Lee Stemkoski (Adelphi University)


Next we shall consider some of Euler's results -- propositions and corollaries -- in the original Latin! In particular, we hope to convey to the reader that the language is not an obstacle to be overcome but a part of the experience, and something to be enjoyed along the way.

Proposition 1 (paragraph 21) says (in part):

In quouis solido numeris omnium acierum est semissis numeri omnium angulorum planorum. . . .
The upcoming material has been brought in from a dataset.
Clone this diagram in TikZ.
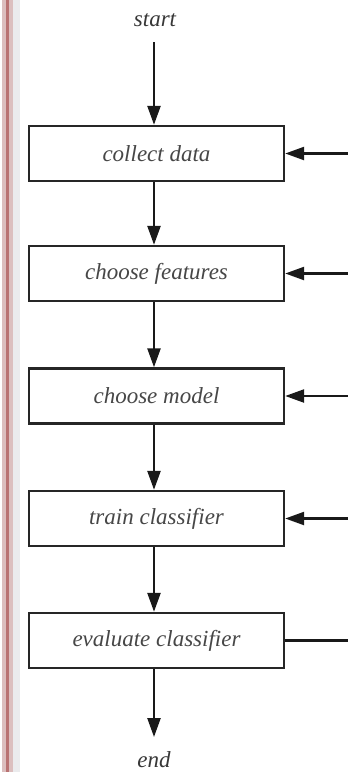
\documentclass[tikz,border=0pt]{standalone}
\usepackage{fontspec}
\setmainfont{Liberation Serif}
\usetikzlibrary{arrows.meta}
\begin{document}
\begin{tikzpicture}[x=1pt,y=-1pt,
  stepbox/.style={draw=black!85, line width=2.4pt, minimum width=255pt, minimum height=55pt,
    inner sep=0pt, font=\fontsize{23}{26}\selectfont\itshape, text=black!72},
  label/.style={font=\fontsize{23}{26}\selectfont\itshape, text=black!78, inner sep=0pt},
  flow/.style={line width=2.4pt, draw=black!90, -{Triangle[length=19pt,width=13pt]}},
  plain/.style={line width=2.4pt, draw=black!90}]
  \useasboundingbox (0,0) rectangle (348,772);
  \fill[white] (0,0) rectangle (348,772);
  % page margin rule on the left
  \fill[red!45!black!25!white] (2,0) rectangle (13,772);
  \fill[red!50!black!55!white] (6,0) rectangle (9,772);
  \fill[blue!10!black!8!white] (13,0) rectangle (20,772);

  % nodes
  \node[label] (start) at (155,20) {start};
  \node[stepbox] (collect) at (156.5,153.5) {collect data};
  \node[stepbox] (features) at (156.5,273.5) {choose features};
  \node[stepbox] (model) at (156.5,396) {choose model};
  \node[stepbox] (train) at (156.5,518.5) {train classifier};
  \node[stepbox] (evaluate) at (156.5,640.5) {evaluate classifier};
  \node[label, anchor=base] (end) at (154,767) {end};

  % right-hand feedback line ends
  \coordinate (r1) at (352,153.5);
  \coordinate (r2) at (352,273.5);
  \coordinate (r3) at (352,396);
  \coordinate (r4) at (352,518.5);
  \coordinate (r5) at (352,640.5);
  \coordinate (s0) at (154,42);
  \coordinate (e0) at (154,737);

  % main flow
  \draw[flow] (s0) -- (154,0 |- collect.north);
  \draw[flow] (154,0 |- collect.south) -- (154,0 |- features.north);
  \draw[flow] (154,0 |- features.south) -- (154,0 |- model.north);
  \draw[flow] (154,0 |- model.south) -- (154,0 |- train.north);
  \draw[flow] (154,0 |- train.south) -- (154,0 |- evaluate.north);
  \draw[flow] (154,0 |- evaluate.south) -- (e0);

  % feedback arrows
  \draw[flow] (r1) -- (collect.east);
  \draw[flow] (r2) -- (features.east);
  \draw[flow] (r3) -- (model.east);
  \draw[flow] (r4) -- (train.east);
  \draw[plain] (evaluate.east) -- (r5);
\end{tikzpicture}
\end{document}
Figure 4. Euler's Proposition 1.

Again, we emphasize that the reader knows more Latin than they suspect. Some of these words are already familiar: solido means "solid", acierum means "edges", angulorum planorum means "plane edges. It is a fair guess that numeris means "number". The word omnium is a bit harder, but the root, omni, appears in many words: omnipotent (all-powerful), omniscient (all-knowing), etc. Thus we will guess (at least for the purposes of a first pass) that omnium means "all". The word semissis also appears intimidating, but the root, semi, is also common in English, and we will translate it as "half". The word quouis we check in a Latin-to-English dictionary and find that it refers to an indefinite object (whoever/whichever/whatever); based on context, we'll try "whatever". Finally, we try the smaller words. A glance at our dictionary reveals that in is a preposition which could have various meanings; here we will try using "in" as our translation. The word est will be recognized by those familiar with French as a conjugation of that all-important verb "to be"; we will translate est as "is". Thus our amateur translation of Proposition 1 is:

In whatever solid number all edges is half number all plane angles. . . .

Making a second pass and inserting a few articles from English will increase the readability:

In whatever solid the number of all edges is half the number of all plane angles. . . .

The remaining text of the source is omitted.